I thought the comment on the issue in Illyria’s website has generally been very good. The issue is basically about attempts by some sections in the international community who have never been keen on the independence of Kosova to undermine that independence. The key to doing this is to undermine the legal system of a country and its practical political democracy. The Kosova Parliament took a decision in 2013 that the time had come for the EULEX rule of law mission to be ended and Kosova to be responsible for its own legal system. The attempt to prolong the EULEX mandate through the establishment of the proposed Tribunal is a direct attack on Kosova’s legal sovereignty.

Why do you think there seem to be so much pressure in this time about it from governments which in other aspects support and help the new Republic of Kosova?

Why is this happening now? I think there is a very simple answer to this – the IC is frightened at the successes of Russian policy in the Ukraine, and you only have to look sometimes at the Belgrade newspapers to see how closely all this is being watched in Serbia.

Russia has in my opinion growing economic influence in Serbia, and the IC is afraid that Belgrade will move at some future point over annexation of the part of Kosova north of the Ibar River.

The offer to try to attack the ex-KLA leadership, so many of whom not only performed heroically in the wartime period but also have demonstrated their commitment to peace and reconciliation in post-conflict Kosova is part and parcel of this process, and is an attempt to give a sop to Belgrade over Kosova policy to keep the Ashton-brokered ‘peace process’ alive. This peace process has involved endless one-sided concessions by Prishtina and has little to recommend it.

What should the Kosovar politicians do?

This is not the way forward- the Marty allegations on which this movement seems to have been based have been extensively discussed and analysed for over three years and unless something new in terms of hard evidence is produced, there is no basis for any Kosova cooperation whatsoever with such an externally-imposed and politically inspired Tribunal. Kosova Assembly members should reject it this week and also say that if it formed there will be no cooperation with it.

A motion should also be passed reaffirming last year’s decision on the end of EULEX within an agreed and rapid timeframe.

There is also the issue, which is a disgrace, of outsiders who are living in the past when the LDK had a political monopoly in some countries like parts of Germany making ill-informed interventions in internal Kosova politics.

There is an argument that if Kosova is to say no to this tribunal then it would seem as if the Kosovars lack the will to investigate crimes, which occurred during the war. Or that people in government and in the parliament have something to hide on what has been investigated. Does this reasoning make sense?

I don’t accept this, no. Kosova Albanians have a long record of positive cooperation with the ICTY at The Hague and other international judicial bodies. Foreign police investigators have worked in Kosova for many years with the knowledge of the Prishtina government

There is no merit in defensive neurotic responses to international opinion that has never supported the struggle for a free and democratic Kosova. The government and all Kosova leaders should stand on their good record.

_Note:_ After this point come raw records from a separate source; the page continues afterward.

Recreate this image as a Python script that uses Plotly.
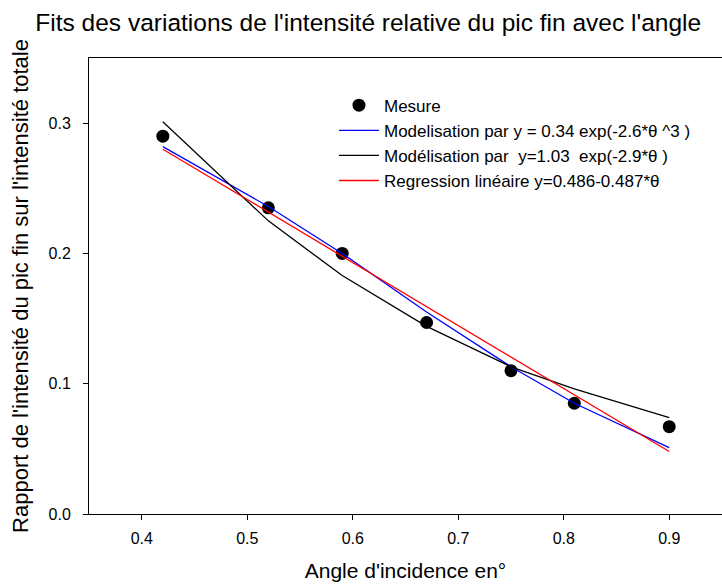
import plotly.graph_objects as go

# Measurement data
theta = [0.42, 0.52, 0.59, 0.67, 0.75, 0.81, 0.90]
mesure = [0.290, 0.235, 0.200, 0.147, 0.110, 0.085, 0.067]

# Fit curves
fit_cubic = [0.282, 0.236, 0.200, 0.155, 0.113, 0.085, 0.051]
fit_exp = [0.301, 0.225, 0.183, 0.144, 0.113, 0.096, 0.074]
lin_x = [0.42, 0.90]
lin_y = [0.280, 0.048]

x_ticks = [0.4, 0.5, 0.6, 0.7, 0.8, 0.9]
y_ticks = [0.0, 0.1, 0.2, 0.3]

names = [
    "Mesure",
    "Modelisation par y = 0.34 exp(-2.6*θ ^3 )",
    "Modélisation par  y=1.03  exp(-2.9*θ )",
    "Regression linéaire y=0.486-0.487*θ",
]

FONT = "Liberation Sans, Arial, sans-serif"

fig = go.Figure()
fig.add_trace(go.Scatter(x=theta, y=mesure, mode="markers", name=names[0],
                         marker=dict(color="black", size=13)))
fig.add_trace(go.Scatter(x=theta, y=fit_cubic, mode="lines", name=names[1],
                         line=dict(color="blue", width=1.3)))
fig.add_trace(go.Scatter(x=theta, y=fit_exp, mode="lines", name=names[2],
                         line=dict(color="black", width=1.3)))
fig.add_trace(go.Scatter(x=lin_x, y=lin_y, mode="lines", name=names[3],
                         line=dict(color="red", width=1.3)))

fig.update_layout(
    width=722, height=588,
    margin=dict(l=89, r=0, t=58, b=74),
    paper_bgcolor="white", plot_bgcolor="white",
    font=dict(family=FONT, size=16, color="black"),
    title=dict(text="Fits des variations de l'intensité relative du pic fin avec l'angle",
               x=0.510, xanchor="center", y=0.9616, yanchor="middle",
               font=dict(size=24.5, family=FONT)),
    showlegend=True,
    legend=dict(x=0.387, y=0.935, xanchor="left", yanchor="top",
                bgcolor="rgba(0,0,0,0)", traceorder="normal",
                itemwidth=40, font=dict(size=17, family=FONT)),
)

fig.update_xaxes(
    range=[0.35, 0.95], tickvals=x_ticks, ticktext=[f"{v:.1f}" for v in x_ticks],
    showgrid=False, zeroline=False, showline=True, linecolor="black", linewidth=1,
    mirror=True, ticks="outside", ticklen=5, tickcolor="black",
    ticklabelstandoff=5, tickfont=dict(size=16),
    title=dict(text="Angle d'incidence en°", font=dict(size=21, family=FONT), standoff=17),
)
fig.update_yaxes(
    range=[0.0, 0.35], tickvals=y_ticks, ticktext=[f"{v:.1f}" for v in y_ticks],
    showgrid=False, zeroline=False, showline=True, linecolor="black", linewidth=1,
    mirror=False, ticks="outside", ticklen=5, tickcolor="black",
    ticklabelstandoff=9, tickfont=dict(size=16),
    title=dict(text="Rapport de l'intensité du pic fin sur l'intensité totale",
               font=dict(size=22, family=FONT), standoff=13),
)

fig.write_html("out.html", config={"displayModeBar": False},
               post_script="document.body.style.margin='0';")
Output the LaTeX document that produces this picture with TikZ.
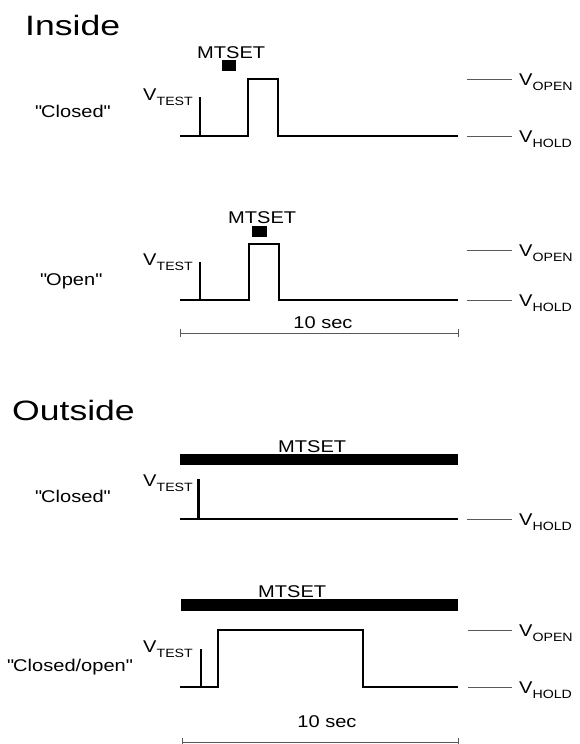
\documentclass[tikz,border=0pt]{standalone}
\usepackage{fontspec}
\setmainfont[FakeStretch=1.18]{Liberation Sans}
\newfontfamily\headfont[FakeStretch=1.27]{Liberation Sans}
% voltage symbol with a lowered subscript
\newcommand\volt[1]{V\raisebox{-5pt}{\fontsize{12}{12}\selectfont #1}}
% straight double quotes around a state name
\newcommand\quoted[1]{\textquotedbl#1\textquotedbl}
\tikzset{
  lbl/.style={font=\fontsize{17}{17}\selectfont, inner sep=0pt},
  head/.style={font=\headfont\fontsize{28}{28}\selectfont, inner sep=0pt, anchor=base west},
  wave/.style={line width=2.8pt, line join=miter, line cap=butt},
  level/.style={line width=0.8pt, black!65},
  scaleline/.style={line width=0.8pt, black!65},
}
\begin{document}
\begin{tikzpicture}[x=1pt, y=-1pt]
\useasboundingbox (0,0) rectangle (579,744);

% ---------------- Inside ----------------
\node[head] (inside) at (25,35) {Inside};

% "Closed"
\node[lbl, anchor=base west] (mt1) at (197,58) {MTSET};
\fill (222,60) rectangle (236,71);
\node[lbl, anchor=base west] (st1) at (35,117) {\quoted{Closed}};
\node[lbl, anchor=base east] (vt1) at (193,100) {\volt{TEST}};
\draw[wave] (180,136) -- (248,136) -- (248,79) -- (278,79) -- (278,136) -- (458,136);
\draw[wave] (200,136) -- (200,97);
\draw[level] (467,79) -- (512,79);
\draw[level] (467,136) -- (512,136);
\node[lbl, anchor=base west] (vo1) at (519,85.5) {\volt{OPEN}};
\node[lbl, anchor=base west] (vh1) at (519,142.5) {\volt{HOLD}};

% "Open"
\node[lbl, anchor=base west] (mt2) at (228,223) {MTSET};
\fill (252,226) rectangle (267,237);
\node[lbl, anchor=base west] (st2) at (40,285) {\quoted{Open}};
\node[lbl, anchor=base east] (vt2) at (193,265) {\volt{TEST}};
\draw[wave] (180,300) -- (249,300) -- (249,244) -- (279,244) -- (279,300) -- (458,300);
\draw[wave] (200,300) -- (200,262);
\draw[level] (467,250) -- (512,250);
\draw[level] (467,300) -- (512,300);
\node[lbl, anchor=base west] (vo2) at (519,256.5) {\volt{OPEN}};
\node[lbl, anchor=base west] (vh2) at (519,306.5) {\volt{HOLD}};

% time scale
\coordinate (sa) at (180,333);
\coordinate (sb) at (458,333);
\draw[scaleline] (sa) -- (sb);
\draw[scaleline] ([yshift=-4pt]sa) -- ([yshift=4pt]sa);
\draw[scaleline] ([yshift=-4pt]sb) -- ([yshift=4pt]sb);
\node[lbl, anchor=base] (ts1) at (323,328) {10 sec};

% ---------------- Outside ----------------
\node[head] (outside) at (12,420) {Outside};

% "Closed"
\node[lbl, anchor=base west] (mt3) at (278,452) {MTSET};
\fill (180,454) rectangle (458,465);
\node[lbl, anchor=base west] (st3) at (35,502) {\quoted{Closed}};
\node[lbl, anchor=base east] (vt3) at (193,486) {\volt{TEST}};
\draw[wave] (180,519) -- (458,519);
\draw[wave] (198.5,519) -- (198.5,479);
\draw[level] (467,519) -- (512,519);
\node[lbl, anchor=base west] (vh3) at (519,525.5) {\volt{HOLD}};

% "Closed/open"
\node[lbl, anchor=base west] (mt4) at (258,597) {MTSET};
\fill (181,599) rectangle (458,611);
\node[lbl, anchor=base west] (st4) at (7,671) {\quoted{Closed/open}};
\node[lbl, anchor=base east] (vt4) at (193,652) {\volt{TEST}};
\draw[wave] (180,687) -- (218,687) -- (218,630) -- (363,630) -- (363,687) -- (458,687);
\draw[wave] (201,687) -- (201,649);
\draw[level] (468,630) -- (512,630);
\draw[level] (468,687) -- (512,687);
\node[lbl, anchor=base west] (vo4) at (519,636.5) {\volt{OPEN}};
\node[lbl, anchor=base west] (vh4) at (519,693.5) {\volt{HOLD}};

% time scale
\coordinate (sc) at (182,742);
\coordinate (sd) at (458,742);
\draw[scaleline] (sc) -- (sd);
\draw[scaleline] ([yshift=-6pt]sc) -- ([yshift=4pt]sc);
\draw[scaleline] ([yshift=-6pt]sd) -- ([yshift=4pt]sd);
\node[lbl, anchor=base] (ts2) at (327,727) {10 sec};
\end{tikzpicture}
\end{document}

One of your recent books offers an important research on the historic roots of the movements that preceded and in a way paved the road for the KLA. (The Kosova Liberation Army: Underground War to Balkan Insurgency, 1948-2001). In your view, will courts and tribunals affect the legacy of KLA and in a wider context the liberation war of Kosovars?

In any war there are violent acts and crimes, and if war crimes were committed by anybody, on either side, they should be exposed and subject to judicial process. But the laws already exist in both Kosova and Serbia encouraging this and some progress has been made. A controversial externally exposed ill-thought out Tribunal with undefined powers will only reopen old wounds and exacerbates genuine reconciliation. And why is Kosova being singled out? Is such a Tribunal going to be imposed also in Serbia? The American Ambassador needs to respond to public concern over this question.